◆ REQUIRED TASK ◆
Write out the full listing exactly as given, minus the images.

####

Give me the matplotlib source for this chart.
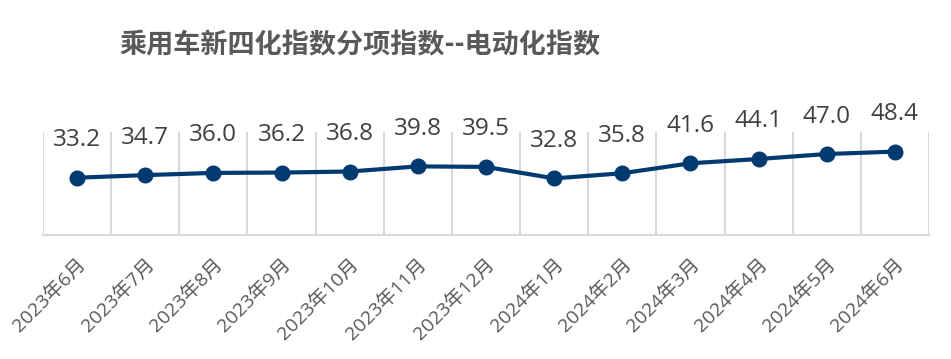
import matplotlib
matplotlib.use("Agg")
import matplotlib.pyplot as plt
import numpy as np

plt.rcParams['font.family'] = ['Open Sans', 'Noto Sans CJK SC', 'DejaVu Sans']

title = "乘用车新四化指数分项指数--电动化指数"
categories = ["2023年6月", "2023年7月", "2023年8月", "2023年9月", "2023年10月",
              "2023年11月", "2023年12月", "2024年1月", "2024年2月", "2024年3月",
              "2024年4月", "2024年5月", "2024年6月"]
values = [33.2, 34.7, 36.0, 36.2, 36.8, 39.8, 39.5, 32.8, 35.8, 41.6, 44.1, 47.0, 48.4]

fig = plt.figure(figsize=(9.51, 3.59), dpi=100)
ax = fig.add_axes([43/951, 1 - 234.7/359, (929 - 43)/951, (234.7 - 131.7)/359])

x = np.arange(len(categories))
ax.plot(x, values, color='#003a70', linewidth=3, marker='o', markersize=10.5,
        zorder=3, clip_on=False)
for xi, v in zip(x, values):
    ax.annotate(f"{v:.1f}", (xi, v), xytext=(0, 27), textcoords='offset points',
                ha='center', va='center', fontsize=17.5, color='#404040')

ax.set_xlim(-0.5, len(categories) - 0.5)
ax.set_ylim(0, 60)
ax.set_yticks([])
ax.set_xticks(x)
ax.set_xticklabels(categories, rotation=45, ha='right', va='top',
                   rotation_mode='anchor', fontsize=14, color='#595959')
ax.tick_params(axis='x', length=0, pad=15)
ax.set_xticks(np.arange(-0.5, len(categories)), minor=True)
ax.tick_params(axis='x', which='minor', length=0)
ax.grid(axis='x', which='minor', color='#d9d9d9', linewidth=1.5)
ax.grid(axis='x', which='major', visible=False)
for s in ['left', 'right', 'top']:
    ax.spines[s].set_visible(False)
ax.spines['bottom'].set_color('#d9d9d9')
ax.spines['bottom'].set_linewidth(1.5)

fig.text(360/951, 1 - 45/359, title, ha='center', va='center', fontsize=19.5,
         fontweight='bold', color='#595959', family=['Noto Sans CJK SC'])

fig.savefig("out.png", dpi=100)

####

◆ CORRECT RESPONSE ◆
Give me the matplotlib source for this chart.
import matplotlib
matplotlib.use("Agg")
import matplotlib.pyplot as plt
import numpy as np

plt.rcParams['font.family'] = ['Open Sans', 'Noto Sans CJK SC', 'DejaVu Sans']

title = "乘用车新四化指数分项指数--电动化指数"
categories = ["2023年6月", "2023年7月", "2023年8月", "2023年9月", "2023年10月",
              "2023年11月", "2023年12月", "2024年1月", "2024年2月", "2024年3月",
              "2024年4月", "2024年5月", "2024年6月"]
values = [33.2, 34.7, 36.0, 36.2, 36.8, 39.8, 39.5, 32.8, 35.8, 41.6, 44.1, 47.0, 48.4]

fig = plt.figure(figsize=(9.51, 3.59), dpi=100)
ax = fig.add_axes([43/951, 1 - 234.7/359, (929 - 43)/951, (234.7 - 131.7)/359])

x = np.arange(len(categories))
ax.plot(x, values, color='#003a70', linewidth=3, marker='o', markersize=10.5,
        zorder=3, clip_on=False)
for xi, v in zip(x, values):
    ax.annotate(f"{v:.1f}", (xi, v), xytext=(0, 27), textcoords='offset points',
                ha='center', va='center', fontsize=17.5, color='#404040')

ax.set_xlim(-0.5, len(categories) - 0.5)
ax.set_ylim(0, 60)
ax.set_yticks([])
ax.set_xticks(x)
ax.set_xticklabels(categories, rotation=45, ha='right', va='top',
                   rotation_mode='anchor', fontsize=14, color='#595959')
ax.tick_params(axis='x', length=0, pad=15)
ax.set_xticks(np.arange(-0.5, len(categories)), minor=True)
ax.tick_params(axis='x', which='minor', length=0)
ax.grid(axis='x', which='minor', color='#d9d9d9', linewidth=1.5)
ax.grid(axis='x', which='major', visible=False)
for s in ['left', 'right', 'top']:
    ax.spines[s].set_visible(False)
ax.spines['bottom'].set_color('#d9d9d9')
ax.spines['bottom'].set_linewidth(1.5)

fig.text(360/951, 1 - 45/359, title, ha='center', va='center', fontsize=19.5,
         fontweight='bold', color='#595959', family=['Noto Sans CJK SC'])

fig.savefig("out.png", dpi=100)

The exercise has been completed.